**TASK DESCRIPTION:**
Omit all pictures. Copy the rest of the material exactly.

**DATASET SECTION:**

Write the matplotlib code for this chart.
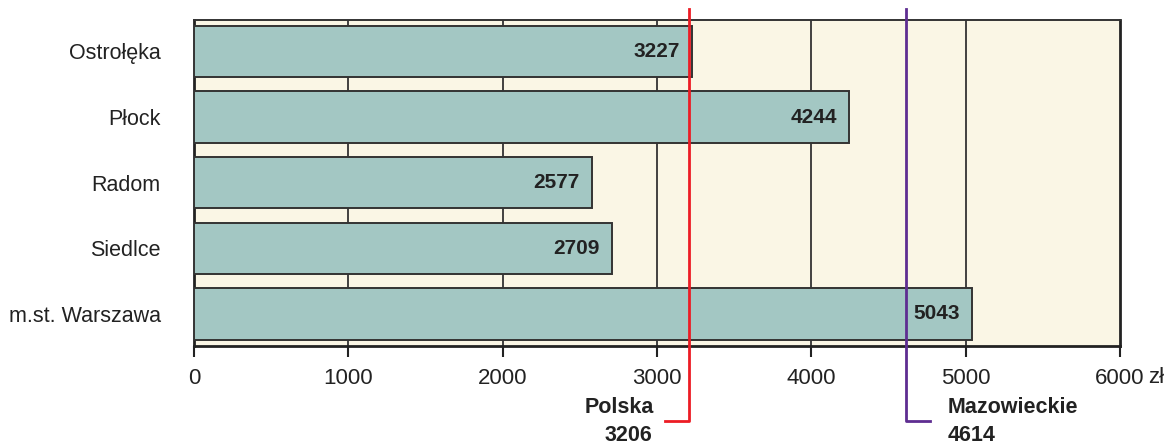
import matplotlib.pyplot as plt
from matplotlib.transforms import blended_transform_factory

# dane: przeciętne wynagrodzenie brutto (zł)
miasta  = ["Ostrołęka", "Płock", "Radom", "Siedlce", "m.st. Warszawa"]
wartosci = [3227, 4244, 2577, 2709, 5043]

polska       = 3206
mazowieckie  = 4614
x_ticks      = [0, 1000, 2000, 3000, 4000, 5000, 6000]

kolor_tla    = "#FAF6E5"
kolor_slupka = "#A3C7C3"
kolor_krawedzi = "#333333"
kolor_polska = "#EC1C24"
kolor_mazow  = "#5E2D91"

plt.rcParams["font.family"] = ["Liberation Sans", "DejaVu Sans"]

fig = plt.figure(figsize=(11.7, 4.45), dpi=100)
ax = fig.add_axes([194/1170, 99/445, 926/1170, 326/445])
ax.set_facecolor(kolor_tla)

y = list(range(len(miasta)))
ax.barh(y, wartosci, height=0.785, color=kolor_slupka,
        edgecolor=kolor_krawedzi, linewidth=1.4, zorder=3)

for yi, v in zip(y, wartosci):
    ax.text(v - 80, yi, str(v), ha="right", va="center",
            fontsize=15, fontweight="bold", color="#222222", zorder=4)

# siatka pionowa
for xt in x_ticks[1:-1]:
    ax.axvline(xt, color="#333333", linewidth=1.3, zorder=1)

ax.set_xlim(0, 6000)
ax.set_ylim(4.49, -0.48)
ax.set_xticks(x_ticks)
ax.set_xticklabels([str(t) for t in x_ticks])
ax.set_yticks(y)
ax.set_yticklabels(miasta)
ax.tick_params(axis="y", length=0, pad=24, labelsize=15.5, labelcolor="#222222")
ax.tick_params(axis="x", length=8, width=1.5, pad=8, labelsize=16,
               labelcolor="#222222", color="#222222")

for s in ["left", "bottom", "right"]:
    ax.spines[s].set_linewidth(2.0)
    ax.spines[s].set_color("#222222")
ax.spines["top"].set_linewidth(1.4)
ax.spines["top"].set_color("#333333")

# jednostka przy ostatniej etykiecie
ax.annotate("zł", xy=(6000, 0), xycoords=("data", "axes fraction"),
            xytext=(20, -23), textcoords="offset points",
            ha="left", va="center", fontsize=16, color="#222222")

# linie średnich: Polska i Mazowieckie
trans = blended_transform_factory(ax.transData, ax.transAxes)
y_top, y_hak = 1.034, -0.23
hak = 155

ax.plot([polska, polska, polska - hak], [y_top, y_hak, y_hak],
        color=kolor_polska, linewidth=2.0, transform=trans, clip_on=False, zorder=5)
ax.plot([mazowieckie, mazowieckie, mazowieckie + hak], [y_top, y_hak, y_hak],
        color=kolor_mazow, linewidth=2.0, transform=trans, clip_on=False, zorder=5)

ax.text(polska - 225, -0.19, "Polska", ha="right", va="center", fontsize=15.5,
        fontweight="bold", color="#222222", transform=trans)
ax.text(polska - 235, -0.275, str(polska), ha="right", va="center", fontsize=15.5,
        fontweight="bold", color="#222222", transform=trans)
ax.text(mazowieckie + 266, -0.19, "Mazowieckie", ha="left", va="center", fontsize=15.5,
        fontweight="bold", color="#222222", transform=trans)
ax.text(mazowieckie + 266, -0.275, str(mazowieckie), ha="left", va="center", fontsize=15.5,
        fontweight="bold", color="#222222", transform=trans)

fig.savefig("out.png", dpi=100)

**OUTPUT:**
Write the matplotlib code for this chart.
import matplotlib.pyplot as plt
from matplotlib.transforms import blended_transform_factory

# dane: przeciętne wynagrodzenie brutto (zł)
miasta  = ["Ostrołęka", "Płock", "Radom", "Siedlce", "m.st. Warszawa"]
wartosci = [3227, 4244, 2577, 2709, 5043]

polska       = 3206
mazowieckie  = 4614
x_ticks      = [0, 1000, 2000, 3000, 4000, 5000, 6000]

kolor_tla    = "#FAF6E5"
kolor_slupka = "#A3C7C3"
kolor_krawedzi = "#333333"
kolor_polska = "#EC1C24"
kolor_mazow  = "#5E2D91"

plt.rcParams["font.family"] = ["Liberation Sans", "DejaVu Sans"]

fig = plt.figure(figsize=(11.7, 4.45), dpi=100)
ax = fig.add_axes([194/1170, 99/445, 926/1170, 326/445])
ax.set_facecolor(kolor_tla)

y = list(range(len(miasta)))
ax.barh(y, wartosci, height=0.785, color=kolor_slupka,
        edgecolor=kolor_krawedzi, linewidth=1.4, zorder=3)

for yi, v in zip(y, wartosci):
    ax.text(v - 80, yi, str(v), ha="right", va="center",
            fontsize=15, fontweight="bold", color="#222222", zorder=4)

# siatka pionowa
for xt in x_ticks[1:-1]:
    ax.axvline(xt, color="#333333", linewidth=1.3, zorder=1)

ax.set_xlim(0, 6000)
ax.set_ylim(4.49, -0.48)
ax.set_xticks(x_ticks)
ax.set_xticklabels([str(t) for t in x_ticks])
ax.set_yticks(y)
ax.set_yticklabels(miasta)
ax.tick_params(axis="y", length=0, pad=24, labelsize=15.5, labelcolor="#222222")
ax.tick_params(axis="x", length=8, width=1.5, pad=8, labelsize=16,
               labelcolor="#222222", color="#222222")

for s in ["left", "bottom", "right"]:
    ax.spines[s].set_linewidth(2.0)
    ax.spines[s].set_color("#222222")
ax.spines["top"].set_linewidth(1.4)
ax.spines["top"].set_color("#333333")

# jednostka przy ostatniej etykiecie
ax.annotate("zł", xy=(6000, 0), xycoords=("data", "axes fraction"),
            xytext=(20, -23), textcoords="offset points",
            ha="left", va="center", fontsize=16, color="#222222")

# linie średnich: Polska i Mazowieckie
trans = blended_transform_factory(ax.transData, ax.transAxes)
y_top, y_hak = 1.034, -0.23
hak = 155

ax.plot([polska, polska, polska - hak], [y_top, y_hak, y_hak],
        color=kolor_polska, linewidth=2.0, transform=trans, clip_on=False, zorder=5)
ax.plot([mazowieckie, mazowieckie, mazowieckie + hak], [y_top, y_hak, y_hak],
        color=kolor_mazow, linewidth=2.0, transform=trans, clip_on=False, zorder=5)

ax.text(polska - 225, -0.19, "Polska", ha="right", va="center", fontsize=15.5,
        fontweight="bold", color="#222222", transform=trans)
ax.text(polska - 235, -0.275, str(polska), ha="right", va="center", fontsize=15.5,
        fontweight="bold", color="#222222", transform=trans)
ax.text(mazowieckie + 266, -0.19, "Mazowieckie", ha="left", va="center", fontsize=15.5,
        fontweight="bold", color="#222222", transform=trans)
ax.text(mazowieckie + 266, -0.275, str(mazowieckie), ha="left", va="center", fontsize=15.5,
        fontweight="bold", color="#222222", transform=trans)

fig.savefig("out.png", dpi=100)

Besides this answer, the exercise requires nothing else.